One of Britain's most highly regarded modern sculptors has died at the age of 90.
Scots-born William Turnbull was a key figure in the post-war artworld and his works feature in galleries across the globe.
Turnbull, the son of a Dundee shipyard engineer, was also widely recognised for his paintings and drawings.
His artistic career began in his teens painting film posters and he went on to work in the illustration department at publishers DC Thomson.

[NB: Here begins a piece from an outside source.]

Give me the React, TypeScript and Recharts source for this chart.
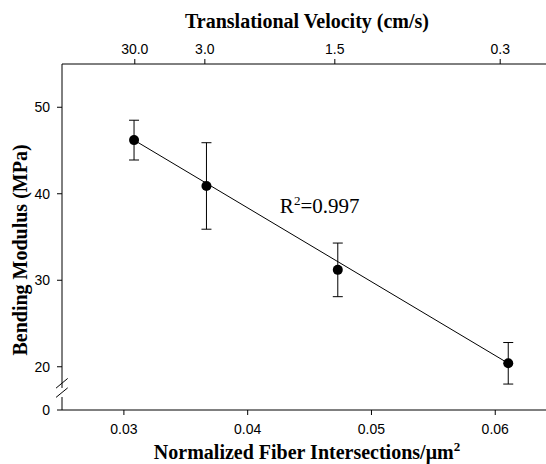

The young artist's aspirations were put on hold when he was drafted into the Armed Forces in 1941 and served in Canada, India and Sri Lanka as an RAF pilot.
When the war ended he was accepted into the painting department at the Slade School of Fine Art in London before moving to Paris in 1948.
His first major exhibition was at London's Hanover Gallery with Eduardo Paolozzi, and Turnbull went on to become a member of the Independent Group of artists who met at the Institute of Contemporary Arts in London.
His work has been the subject of several exhibitions throughout the decades, notably at Tate Britain and the National Museum Art Gallery, Singapore.
The Chatsworth House Trust is to present a major exhibition of his work next spring.
Public relations firm Bolton & Quinn are involved in the exhibition and confirmed Turnbull's death on Thursday. He is survived by his sons Alex and Johnny by his late wife, Singapore artist Kim Lim.
Tate director Nicholas Serota said: "William Turnbull was an exceptional artist, unusually gifted both as a painter and a sculptor."